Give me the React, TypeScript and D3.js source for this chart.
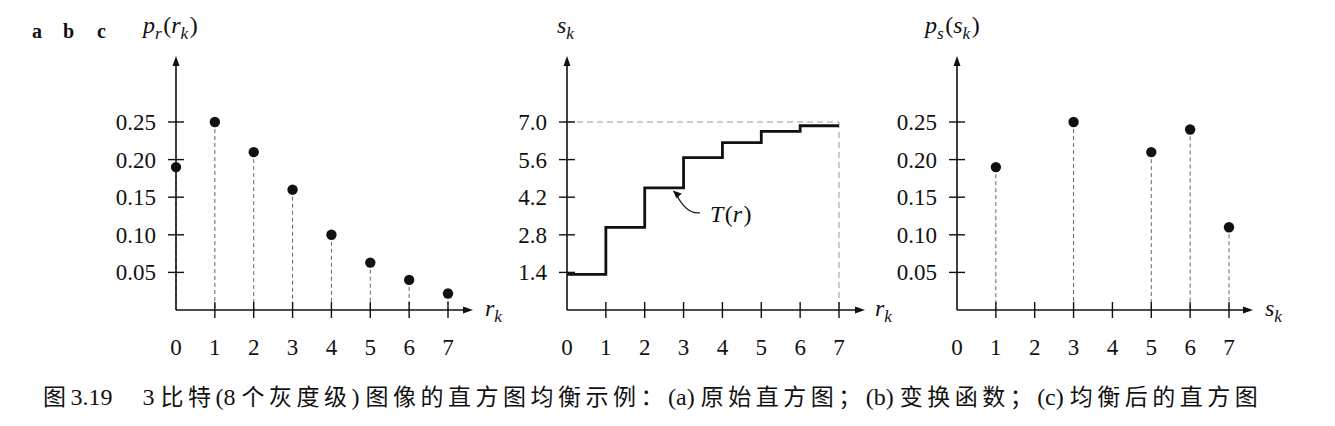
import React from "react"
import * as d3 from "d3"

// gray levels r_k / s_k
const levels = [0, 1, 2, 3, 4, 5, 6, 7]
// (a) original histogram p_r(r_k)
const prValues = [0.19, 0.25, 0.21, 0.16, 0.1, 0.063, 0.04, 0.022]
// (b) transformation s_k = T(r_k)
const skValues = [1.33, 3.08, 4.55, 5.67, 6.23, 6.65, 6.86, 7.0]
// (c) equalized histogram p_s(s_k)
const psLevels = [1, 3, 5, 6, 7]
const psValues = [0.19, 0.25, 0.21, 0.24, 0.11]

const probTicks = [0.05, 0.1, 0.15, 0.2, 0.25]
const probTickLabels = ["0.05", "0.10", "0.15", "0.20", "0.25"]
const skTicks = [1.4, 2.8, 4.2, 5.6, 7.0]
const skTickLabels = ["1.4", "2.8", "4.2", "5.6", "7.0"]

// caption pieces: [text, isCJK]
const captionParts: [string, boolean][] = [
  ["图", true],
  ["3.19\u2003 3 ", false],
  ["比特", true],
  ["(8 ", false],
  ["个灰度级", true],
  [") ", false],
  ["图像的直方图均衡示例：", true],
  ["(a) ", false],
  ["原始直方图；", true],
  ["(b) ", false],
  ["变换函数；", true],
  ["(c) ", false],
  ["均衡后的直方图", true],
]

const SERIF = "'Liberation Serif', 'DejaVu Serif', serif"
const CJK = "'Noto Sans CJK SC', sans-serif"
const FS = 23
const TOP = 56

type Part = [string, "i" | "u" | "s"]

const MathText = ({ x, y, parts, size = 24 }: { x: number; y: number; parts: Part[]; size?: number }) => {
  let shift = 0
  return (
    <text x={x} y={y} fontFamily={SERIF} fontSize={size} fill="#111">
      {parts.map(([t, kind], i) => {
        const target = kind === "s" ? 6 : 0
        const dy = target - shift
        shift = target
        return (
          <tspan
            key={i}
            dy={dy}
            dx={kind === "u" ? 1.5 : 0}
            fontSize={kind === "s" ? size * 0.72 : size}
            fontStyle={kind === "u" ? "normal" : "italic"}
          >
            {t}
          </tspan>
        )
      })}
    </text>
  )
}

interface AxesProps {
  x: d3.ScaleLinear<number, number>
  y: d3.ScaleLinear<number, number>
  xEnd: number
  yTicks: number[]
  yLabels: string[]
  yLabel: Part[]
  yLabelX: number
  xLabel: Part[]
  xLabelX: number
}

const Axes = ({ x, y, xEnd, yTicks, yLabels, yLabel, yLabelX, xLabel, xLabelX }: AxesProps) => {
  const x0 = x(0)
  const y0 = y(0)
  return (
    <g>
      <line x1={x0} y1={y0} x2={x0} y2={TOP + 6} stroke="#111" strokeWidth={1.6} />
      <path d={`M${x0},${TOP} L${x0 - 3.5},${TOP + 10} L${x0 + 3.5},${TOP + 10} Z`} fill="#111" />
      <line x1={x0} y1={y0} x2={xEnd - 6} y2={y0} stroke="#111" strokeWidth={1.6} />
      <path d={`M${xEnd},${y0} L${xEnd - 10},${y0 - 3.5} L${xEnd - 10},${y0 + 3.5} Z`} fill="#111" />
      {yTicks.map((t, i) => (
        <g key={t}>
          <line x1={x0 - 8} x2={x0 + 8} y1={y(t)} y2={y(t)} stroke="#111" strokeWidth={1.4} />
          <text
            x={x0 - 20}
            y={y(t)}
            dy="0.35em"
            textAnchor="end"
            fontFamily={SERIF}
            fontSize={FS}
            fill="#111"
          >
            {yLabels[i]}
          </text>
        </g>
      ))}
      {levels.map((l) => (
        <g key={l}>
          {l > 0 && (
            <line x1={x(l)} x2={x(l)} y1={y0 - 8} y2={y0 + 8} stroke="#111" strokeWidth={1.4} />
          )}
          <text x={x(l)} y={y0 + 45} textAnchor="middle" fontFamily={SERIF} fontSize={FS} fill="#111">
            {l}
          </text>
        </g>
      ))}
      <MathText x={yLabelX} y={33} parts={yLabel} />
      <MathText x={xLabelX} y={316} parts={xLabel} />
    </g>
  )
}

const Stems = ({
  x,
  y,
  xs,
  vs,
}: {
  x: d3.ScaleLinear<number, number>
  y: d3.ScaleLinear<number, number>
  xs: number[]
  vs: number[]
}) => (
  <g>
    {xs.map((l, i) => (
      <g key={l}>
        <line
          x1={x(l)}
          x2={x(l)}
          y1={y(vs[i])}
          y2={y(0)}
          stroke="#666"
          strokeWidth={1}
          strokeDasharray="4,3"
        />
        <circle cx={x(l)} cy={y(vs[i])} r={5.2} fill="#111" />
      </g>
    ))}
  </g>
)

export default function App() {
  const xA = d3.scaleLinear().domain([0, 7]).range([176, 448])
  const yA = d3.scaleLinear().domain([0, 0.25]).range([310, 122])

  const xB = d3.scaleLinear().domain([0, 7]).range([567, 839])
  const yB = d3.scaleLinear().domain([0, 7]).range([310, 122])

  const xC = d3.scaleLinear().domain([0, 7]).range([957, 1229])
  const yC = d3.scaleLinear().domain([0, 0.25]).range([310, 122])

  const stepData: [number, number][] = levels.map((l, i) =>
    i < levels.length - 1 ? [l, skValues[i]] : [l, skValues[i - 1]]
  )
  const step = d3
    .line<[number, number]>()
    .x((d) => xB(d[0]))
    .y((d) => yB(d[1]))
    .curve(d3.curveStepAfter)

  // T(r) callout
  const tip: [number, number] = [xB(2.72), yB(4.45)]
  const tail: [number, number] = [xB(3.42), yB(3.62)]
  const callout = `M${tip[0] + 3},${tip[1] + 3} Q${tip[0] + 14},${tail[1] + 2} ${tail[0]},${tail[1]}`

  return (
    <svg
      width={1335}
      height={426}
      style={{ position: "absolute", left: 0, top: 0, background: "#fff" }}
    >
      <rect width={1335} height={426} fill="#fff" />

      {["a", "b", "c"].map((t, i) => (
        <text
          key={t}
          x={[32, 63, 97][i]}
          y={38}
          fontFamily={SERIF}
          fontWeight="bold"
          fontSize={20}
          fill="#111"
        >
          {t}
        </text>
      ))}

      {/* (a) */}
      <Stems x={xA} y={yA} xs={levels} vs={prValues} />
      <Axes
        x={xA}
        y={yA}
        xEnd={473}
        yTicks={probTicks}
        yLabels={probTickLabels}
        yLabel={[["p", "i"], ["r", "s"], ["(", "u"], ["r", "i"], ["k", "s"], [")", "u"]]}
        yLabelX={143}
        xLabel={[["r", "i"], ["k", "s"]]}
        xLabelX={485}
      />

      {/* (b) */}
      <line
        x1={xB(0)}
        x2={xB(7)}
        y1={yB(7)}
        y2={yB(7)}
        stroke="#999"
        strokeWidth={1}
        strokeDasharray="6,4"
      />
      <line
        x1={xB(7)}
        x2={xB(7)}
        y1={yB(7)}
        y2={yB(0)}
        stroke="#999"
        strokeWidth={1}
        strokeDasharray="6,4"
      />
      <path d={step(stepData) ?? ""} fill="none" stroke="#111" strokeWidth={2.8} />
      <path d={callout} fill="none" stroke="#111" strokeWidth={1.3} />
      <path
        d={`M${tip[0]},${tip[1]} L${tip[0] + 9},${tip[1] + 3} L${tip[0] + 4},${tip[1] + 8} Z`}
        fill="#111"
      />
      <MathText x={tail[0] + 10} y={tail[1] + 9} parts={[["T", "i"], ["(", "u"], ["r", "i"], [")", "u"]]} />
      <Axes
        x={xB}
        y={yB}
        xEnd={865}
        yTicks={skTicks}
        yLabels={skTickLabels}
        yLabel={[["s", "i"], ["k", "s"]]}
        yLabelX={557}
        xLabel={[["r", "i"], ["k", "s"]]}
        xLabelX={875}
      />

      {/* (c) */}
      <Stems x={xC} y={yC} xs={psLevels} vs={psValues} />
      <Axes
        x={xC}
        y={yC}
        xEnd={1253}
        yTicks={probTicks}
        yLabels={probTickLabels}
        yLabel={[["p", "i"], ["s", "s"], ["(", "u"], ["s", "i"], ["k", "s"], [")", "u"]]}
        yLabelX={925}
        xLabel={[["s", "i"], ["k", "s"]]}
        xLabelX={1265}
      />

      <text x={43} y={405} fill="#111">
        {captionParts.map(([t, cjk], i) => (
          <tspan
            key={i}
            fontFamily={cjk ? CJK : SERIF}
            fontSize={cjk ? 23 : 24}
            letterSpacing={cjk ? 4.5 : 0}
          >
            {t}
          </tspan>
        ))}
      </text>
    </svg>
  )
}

• _Given instruction_
The lines from the start of the data through the line that contains "import * as" are to be returned exactly, please, with both ends included and every picture left out.

• _Complete output_
Give me the React, TypeScript and D3.js source for this chart.
import React from "react"
import * as d3 from "d3"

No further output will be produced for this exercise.